The Peacemaker does not comes to fix, but to rule. The Peacemaker comes to bring God's Justice to the world and to conquer any
power that opposes God's Justice. Our justice is based on our relative comparisons of "good" and "bad", but God's Justice is
based on heaven's absolute Good. When we give ourselves to the Peacemaker, making ourselves subject to the Peacemaker's
rule and God's Justice, God will care for us.
Look at the "other worldly" results! Isaiah tells us of impossible combinations, with confirmed enemies living in peace,
natural predators changing their ways, and such perfect safety that not even an infant has anything to fear. All the earth shall
be God's, just as surely as the waters cover the seas.

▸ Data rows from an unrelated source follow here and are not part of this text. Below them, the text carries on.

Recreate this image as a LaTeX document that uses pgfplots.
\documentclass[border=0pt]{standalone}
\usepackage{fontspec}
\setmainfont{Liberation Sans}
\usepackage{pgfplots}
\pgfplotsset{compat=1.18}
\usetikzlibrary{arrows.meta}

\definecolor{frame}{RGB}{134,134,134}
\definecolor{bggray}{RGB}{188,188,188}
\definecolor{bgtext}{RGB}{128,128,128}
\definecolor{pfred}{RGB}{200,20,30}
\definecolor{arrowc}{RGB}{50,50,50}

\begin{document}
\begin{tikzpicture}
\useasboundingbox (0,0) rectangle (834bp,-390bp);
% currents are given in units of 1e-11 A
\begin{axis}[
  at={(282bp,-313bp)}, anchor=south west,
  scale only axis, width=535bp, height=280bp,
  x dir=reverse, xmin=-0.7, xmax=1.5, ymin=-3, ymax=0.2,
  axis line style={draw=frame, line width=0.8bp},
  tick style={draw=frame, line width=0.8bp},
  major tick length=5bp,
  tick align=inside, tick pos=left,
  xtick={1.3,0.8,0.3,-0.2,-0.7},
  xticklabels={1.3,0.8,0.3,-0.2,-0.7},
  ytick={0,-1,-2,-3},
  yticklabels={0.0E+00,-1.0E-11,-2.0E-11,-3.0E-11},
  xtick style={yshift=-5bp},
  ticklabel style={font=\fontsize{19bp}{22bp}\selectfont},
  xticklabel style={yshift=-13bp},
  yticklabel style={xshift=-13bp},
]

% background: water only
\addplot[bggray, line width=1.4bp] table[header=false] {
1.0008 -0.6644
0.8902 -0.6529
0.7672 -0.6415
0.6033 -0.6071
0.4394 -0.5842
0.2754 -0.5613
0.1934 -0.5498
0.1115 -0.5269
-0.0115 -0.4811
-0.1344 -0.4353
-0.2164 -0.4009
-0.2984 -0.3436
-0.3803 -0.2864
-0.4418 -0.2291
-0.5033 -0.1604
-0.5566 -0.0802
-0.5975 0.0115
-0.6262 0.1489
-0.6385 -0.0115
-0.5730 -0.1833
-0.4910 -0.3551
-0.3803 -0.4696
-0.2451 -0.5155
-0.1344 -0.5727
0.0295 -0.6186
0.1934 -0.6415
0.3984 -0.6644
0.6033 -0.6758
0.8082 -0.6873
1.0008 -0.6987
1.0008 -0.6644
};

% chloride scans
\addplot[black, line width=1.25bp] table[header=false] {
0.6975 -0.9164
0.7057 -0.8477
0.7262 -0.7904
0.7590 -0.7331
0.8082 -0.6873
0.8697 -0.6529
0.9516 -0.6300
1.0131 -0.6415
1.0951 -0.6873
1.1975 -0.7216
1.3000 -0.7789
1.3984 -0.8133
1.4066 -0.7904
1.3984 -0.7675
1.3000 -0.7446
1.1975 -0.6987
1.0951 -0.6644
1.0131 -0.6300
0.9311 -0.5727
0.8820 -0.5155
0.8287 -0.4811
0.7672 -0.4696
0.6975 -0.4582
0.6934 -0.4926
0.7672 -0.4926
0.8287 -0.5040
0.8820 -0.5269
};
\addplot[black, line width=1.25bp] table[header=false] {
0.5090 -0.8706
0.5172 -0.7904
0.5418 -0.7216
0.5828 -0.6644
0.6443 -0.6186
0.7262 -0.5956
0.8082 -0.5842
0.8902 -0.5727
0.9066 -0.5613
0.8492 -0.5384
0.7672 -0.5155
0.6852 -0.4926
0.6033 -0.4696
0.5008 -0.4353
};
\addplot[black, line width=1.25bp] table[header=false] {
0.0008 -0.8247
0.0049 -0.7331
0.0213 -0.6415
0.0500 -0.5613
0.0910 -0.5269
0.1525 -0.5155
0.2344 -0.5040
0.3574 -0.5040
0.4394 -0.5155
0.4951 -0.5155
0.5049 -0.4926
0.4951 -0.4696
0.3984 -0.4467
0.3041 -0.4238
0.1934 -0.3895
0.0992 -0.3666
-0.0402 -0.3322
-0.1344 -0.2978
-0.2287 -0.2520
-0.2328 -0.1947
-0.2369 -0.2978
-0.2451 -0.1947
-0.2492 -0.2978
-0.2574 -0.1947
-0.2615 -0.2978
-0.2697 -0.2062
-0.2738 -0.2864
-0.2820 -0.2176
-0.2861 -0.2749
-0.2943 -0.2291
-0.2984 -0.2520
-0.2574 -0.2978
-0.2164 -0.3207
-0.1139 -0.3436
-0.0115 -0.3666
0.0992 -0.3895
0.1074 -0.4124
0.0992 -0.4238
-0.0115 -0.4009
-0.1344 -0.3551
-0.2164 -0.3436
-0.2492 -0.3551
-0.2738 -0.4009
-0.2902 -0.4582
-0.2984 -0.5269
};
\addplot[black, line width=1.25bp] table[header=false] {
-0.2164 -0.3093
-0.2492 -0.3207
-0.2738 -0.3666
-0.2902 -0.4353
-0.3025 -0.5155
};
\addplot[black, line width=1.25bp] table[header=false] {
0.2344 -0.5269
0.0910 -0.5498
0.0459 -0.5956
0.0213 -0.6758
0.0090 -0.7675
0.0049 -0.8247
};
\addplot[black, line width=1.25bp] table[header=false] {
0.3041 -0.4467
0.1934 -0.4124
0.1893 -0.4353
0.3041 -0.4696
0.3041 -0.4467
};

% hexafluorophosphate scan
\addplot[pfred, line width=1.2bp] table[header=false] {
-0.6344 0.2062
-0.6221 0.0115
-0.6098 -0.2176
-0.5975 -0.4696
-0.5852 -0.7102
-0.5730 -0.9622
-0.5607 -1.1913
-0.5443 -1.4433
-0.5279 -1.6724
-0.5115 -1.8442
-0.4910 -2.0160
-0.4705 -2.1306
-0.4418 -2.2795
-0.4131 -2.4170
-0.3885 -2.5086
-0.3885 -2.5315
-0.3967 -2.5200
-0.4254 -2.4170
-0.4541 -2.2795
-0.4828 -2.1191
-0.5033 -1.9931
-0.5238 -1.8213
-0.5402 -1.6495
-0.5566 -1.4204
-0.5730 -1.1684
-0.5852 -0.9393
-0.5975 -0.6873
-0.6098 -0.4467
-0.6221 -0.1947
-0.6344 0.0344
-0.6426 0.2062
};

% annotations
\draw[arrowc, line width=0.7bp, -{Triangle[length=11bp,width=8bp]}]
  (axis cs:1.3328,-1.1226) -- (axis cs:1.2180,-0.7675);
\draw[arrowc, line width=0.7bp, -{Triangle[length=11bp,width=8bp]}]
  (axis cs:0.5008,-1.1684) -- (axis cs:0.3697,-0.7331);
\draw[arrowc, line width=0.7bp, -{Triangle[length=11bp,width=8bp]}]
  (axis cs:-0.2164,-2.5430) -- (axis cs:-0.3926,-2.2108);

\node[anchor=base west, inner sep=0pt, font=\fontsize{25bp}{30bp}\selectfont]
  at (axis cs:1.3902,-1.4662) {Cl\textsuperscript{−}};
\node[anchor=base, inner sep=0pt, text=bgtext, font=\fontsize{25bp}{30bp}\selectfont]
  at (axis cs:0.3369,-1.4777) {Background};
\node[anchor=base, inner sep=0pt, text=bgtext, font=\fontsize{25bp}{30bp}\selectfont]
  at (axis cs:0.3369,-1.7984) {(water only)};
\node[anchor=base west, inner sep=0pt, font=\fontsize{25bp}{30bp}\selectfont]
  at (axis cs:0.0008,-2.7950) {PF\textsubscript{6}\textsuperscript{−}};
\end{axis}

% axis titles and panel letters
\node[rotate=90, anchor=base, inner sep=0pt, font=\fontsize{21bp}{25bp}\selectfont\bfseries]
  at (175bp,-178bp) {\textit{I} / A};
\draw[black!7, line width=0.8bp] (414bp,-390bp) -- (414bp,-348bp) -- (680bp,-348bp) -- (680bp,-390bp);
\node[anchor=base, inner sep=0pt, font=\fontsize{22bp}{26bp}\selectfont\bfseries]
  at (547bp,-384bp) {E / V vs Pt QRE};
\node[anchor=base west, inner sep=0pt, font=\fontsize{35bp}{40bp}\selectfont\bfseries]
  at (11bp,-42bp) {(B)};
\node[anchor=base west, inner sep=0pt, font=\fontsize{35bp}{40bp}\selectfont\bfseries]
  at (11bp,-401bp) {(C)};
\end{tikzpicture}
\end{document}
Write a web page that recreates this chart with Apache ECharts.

What does this teach us about how we live? The Peacemaker comes to change individual lives, starting with our own, and any
other cause or movement, no matter how noble or beneficial, is nothing more than a distraction. The Peacemaker comes to tell
us we can't conquer the sin in our lives on our own, but God can. There is no message of human empowerment or heroism, for the
harsh reality is that we "all have sinned and fall short of the glory of God". We can't live in righteousness from our own wisdom and
strength, but the Messiah makes us part of God's Righteousness. We cannot find peace in this world, but we will find peace in
Jesus, and we will find this peace only by giving ourselves to Jesus moment by moment, step by step, and we follow God's Way.